Mark Simon Harrison (born 11 December 1960) is an English professional football manager and former player who is now the technical director at Super League of Malawi club Mighty Wanderers.

He kept goal in the English Football League for Port Vale and Stoke City, and also played non-league football for Hellenic, Kettering Town, Stafford Rangers, and Telford United. He managed Stafford Rangers for a brief spell and then from 2000 he began coaching clubs and nations in Asia and Africa, including the Bangladesh national team, Fortune, Hurriya, Mpumalanga Black Aces, African Warriors, Bay Stars, Chippa United, Golden Arrows, CAPS United, and Township Rollers. In the 2015–16 season he led Township Rollers to the Botswana Premier League title and the final of the Mascom Top 8 Cup, before he was appointed technical director at South African side Baroka in January 2017. In July 2017, he joined the Zimbabwean Premier Soccer League team Harare City as technical director, and was promoted to manager a year later. He was appointed as head coach of Highlanders in January 2020. In August 2021, he was appointed as manager at Kenyan Premier League team Gor Mahia. He was appointed as technical director at Malawi's Mighty Wanderers in September 2022.

Playing career
Harrison was a trainee with Southampton, before joining John McGrath's Fourth Division side Port Vale in February 1980. He was immediately the first choice keeper for the "Valiants", however was troubled by cartilage problems from November 1980. In the summer of 1981 he was loaned to rivals Stoke City as they played a youth tournament.
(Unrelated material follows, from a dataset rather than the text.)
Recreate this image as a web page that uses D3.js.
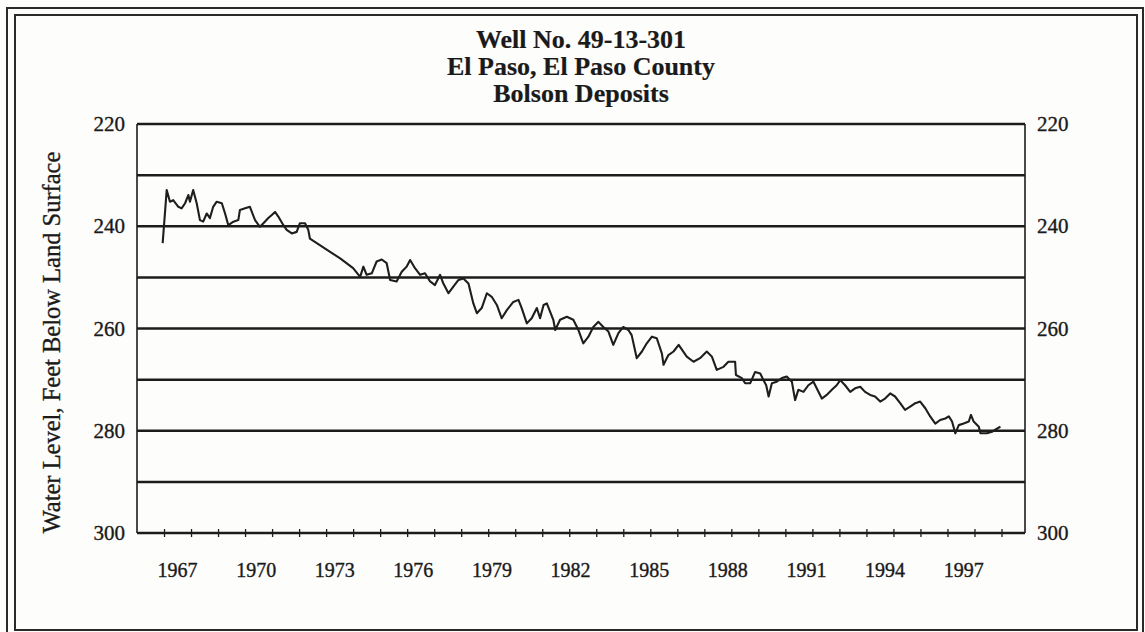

After returning to Vale Park he was an ever-present for the 46 game 1981–82 season. He was sold to City, along with Mark Chamberlain, for a combined fee of £180,000 in August 1982. He left Victoria Ground in 1984 due to long-term injury problems.

After he left the "Potters", he not only left Stoke-on-Trent but England as well, as he switched to South African side Hellenic. He later returned to England to play non-league football with Kettering Town, Stafford Rangers and Telford United. Harrison later returned to South Africa to play for Hellenic for a second time.

Management career
Upon his retirement, he returned to England and became the youth coach of Bristol City, then goalkeeper coach of Everton, before becoming coach and assistant manager of Barrow, later player-manager of Stafford Rangers and then the reserve coach and assistant manager of Oxford United. Harrison gained his UEFA A licence at the age of 33.
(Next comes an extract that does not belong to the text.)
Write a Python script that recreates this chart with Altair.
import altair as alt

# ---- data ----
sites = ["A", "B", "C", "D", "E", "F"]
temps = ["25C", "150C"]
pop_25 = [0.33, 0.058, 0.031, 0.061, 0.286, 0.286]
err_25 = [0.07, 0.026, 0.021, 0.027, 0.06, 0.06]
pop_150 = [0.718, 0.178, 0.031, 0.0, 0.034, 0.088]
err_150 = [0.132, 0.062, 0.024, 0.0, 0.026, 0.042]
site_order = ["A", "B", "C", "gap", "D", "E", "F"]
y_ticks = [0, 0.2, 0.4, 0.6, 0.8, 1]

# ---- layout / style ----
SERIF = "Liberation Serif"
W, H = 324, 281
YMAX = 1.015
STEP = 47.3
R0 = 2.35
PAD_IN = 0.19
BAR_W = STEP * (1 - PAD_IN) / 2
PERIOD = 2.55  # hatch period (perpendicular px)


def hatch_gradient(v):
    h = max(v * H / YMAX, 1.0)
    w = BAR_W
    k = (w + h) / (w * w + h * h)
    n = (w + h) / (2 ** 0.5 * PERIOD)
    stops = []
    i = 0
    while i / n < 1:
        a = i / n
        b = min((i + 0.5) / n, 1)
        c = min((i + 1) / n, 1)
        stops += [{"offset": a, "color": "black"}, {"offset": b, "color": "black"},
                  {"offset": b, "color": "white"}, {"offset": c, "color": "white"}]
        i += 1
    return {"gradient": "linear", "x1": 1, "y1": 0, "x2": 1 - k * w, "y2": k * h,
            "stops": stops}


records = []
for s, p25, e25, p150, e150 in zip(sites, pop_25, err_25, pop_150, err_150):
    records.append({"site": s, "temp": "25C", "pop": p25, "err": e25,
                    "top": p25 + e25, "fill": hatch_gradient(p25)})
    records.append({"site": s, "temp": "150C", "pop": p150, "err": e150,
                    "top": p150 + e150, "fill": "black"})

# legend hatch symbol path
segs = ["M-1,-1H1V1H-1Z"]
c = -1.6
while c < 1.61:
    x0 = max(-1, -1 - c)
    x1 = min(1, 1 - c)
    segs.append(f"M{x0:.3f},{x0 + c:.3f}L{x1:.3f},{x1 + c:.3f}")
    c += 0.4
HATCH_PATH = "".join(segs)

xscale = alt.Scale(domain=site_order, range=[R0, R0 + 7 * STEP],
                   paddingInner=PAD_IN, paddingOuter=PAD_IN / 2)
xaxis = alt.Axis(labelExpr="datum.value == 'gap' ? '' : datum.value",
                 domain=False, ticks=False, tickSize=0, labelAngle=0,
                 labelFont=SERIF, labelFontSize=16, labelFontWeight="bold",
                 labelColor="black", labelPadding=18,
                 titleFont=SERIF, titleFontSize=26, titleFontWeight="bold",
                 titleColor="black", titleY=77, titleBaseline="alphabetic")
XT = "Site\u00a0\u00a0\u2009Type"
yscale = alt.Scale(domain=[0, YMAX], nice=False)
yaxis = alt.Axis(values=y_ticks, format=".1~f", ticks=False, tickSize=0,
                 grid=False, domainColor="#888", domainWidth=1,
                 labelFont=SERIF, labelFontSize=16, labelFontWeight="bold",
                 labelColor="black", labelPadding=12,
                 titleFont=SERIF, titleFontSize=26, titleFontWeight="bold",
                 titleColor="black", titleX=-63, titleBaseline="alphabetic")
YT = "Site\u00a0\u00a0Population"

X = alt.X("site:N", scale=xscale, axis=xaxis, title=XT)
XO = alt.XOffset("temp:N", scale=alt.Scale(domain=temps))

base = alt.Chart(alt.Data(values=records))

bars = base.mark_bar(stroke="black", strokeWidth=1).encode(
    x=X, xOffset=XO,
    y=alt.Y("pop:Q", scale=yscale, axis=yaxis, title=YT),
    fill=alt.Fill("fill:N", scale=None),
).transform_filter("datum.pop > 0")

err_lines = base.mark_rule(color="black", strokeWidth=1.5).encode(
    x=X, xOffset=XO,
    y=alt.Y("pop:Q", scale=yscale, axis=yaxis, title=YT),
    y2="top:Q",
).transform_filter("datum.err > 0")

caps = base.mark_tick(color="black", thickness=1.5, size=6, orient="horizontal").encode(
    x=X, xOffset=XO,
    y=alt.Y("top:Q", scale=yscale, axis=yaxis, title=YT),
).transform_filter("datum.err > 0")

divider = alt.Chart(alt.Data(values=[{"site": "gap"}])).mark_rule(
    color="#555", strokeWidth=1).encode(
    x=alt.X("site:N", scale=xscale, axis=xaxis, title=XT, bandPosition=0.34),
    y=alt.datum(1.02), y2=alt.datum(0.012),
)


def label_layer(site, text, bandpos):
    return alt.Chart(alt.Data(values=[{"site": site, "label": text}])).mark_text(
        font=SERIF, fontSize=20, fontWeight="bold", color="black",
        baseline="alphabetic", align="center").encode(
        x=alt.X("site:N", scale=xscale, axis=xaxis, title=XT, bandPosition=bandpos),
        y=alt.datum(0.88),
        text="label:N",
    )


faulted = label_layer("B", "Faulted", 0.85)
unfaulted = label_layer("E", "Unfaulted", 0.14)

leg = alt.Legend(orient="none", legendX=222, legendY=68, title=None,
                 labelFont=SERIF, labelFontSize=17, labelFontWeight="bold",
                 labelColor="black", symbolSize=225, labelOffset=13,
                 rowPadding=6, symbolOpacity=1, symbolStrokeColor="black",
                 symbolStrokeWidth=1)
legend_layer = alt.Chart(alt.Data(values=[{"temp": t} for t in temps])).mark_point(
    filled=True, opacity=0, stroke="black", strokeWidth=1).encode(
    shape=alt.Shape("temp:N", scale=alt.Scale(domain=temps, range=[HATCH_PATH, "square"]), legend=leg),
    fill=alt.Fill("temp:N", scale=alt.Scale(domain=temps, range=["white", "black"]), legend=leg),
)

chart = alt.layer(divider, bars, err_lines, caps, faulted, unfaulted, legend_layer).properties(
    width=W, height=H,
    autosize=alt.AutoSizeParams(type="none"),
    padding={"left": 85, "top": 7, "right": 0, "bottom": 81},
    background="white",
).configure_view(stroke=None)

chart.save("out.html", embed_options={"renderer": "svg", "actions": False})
He later had a spell as coach of the Bangladesh national football team. He then went on to manage Fortune in the South African NFD and later Hurriya in the Maldives. He was also employed to assist Mpumalanga Black Aces in the South African Premier Soccer League in 2011. He was promoted to head coach for the remainder of the 2010–11 season, but departed the club at the end of the campaign. He went on to coach African Warriors in the National First Division. Harrison took up the job as head coach of Bay Stars, in South Africa's third tier, the SAFA Second Division for the 2012–13 season. However, he left during the season to join Chippa United.

Harrison was appointed head coach of Chippa United in April 2013 but despite not losing a game, was unable to prevent the team from being relegated at the end of the 2012–13 season. He resigned from his position after four games in 2013–14 season and became head coach of Golden Arrows on 7 October 2013. In January 2015 he was appointed head coach of Zimbabwean club CAPS United. Harrison resigned on 16 June 2015. On the same day, he was announced as the head coach of Botswana Premier League side Township Rollers. He led the Rollers to the league title in controversial circumstances 2015–16, as the Botswana Football Association deducted the club ten points for fielding an ineligible player before the ruling was overturned on appeal. They also reached the final of the Mascom Top 8 Cup, where they lost 3–1 to Orapa United.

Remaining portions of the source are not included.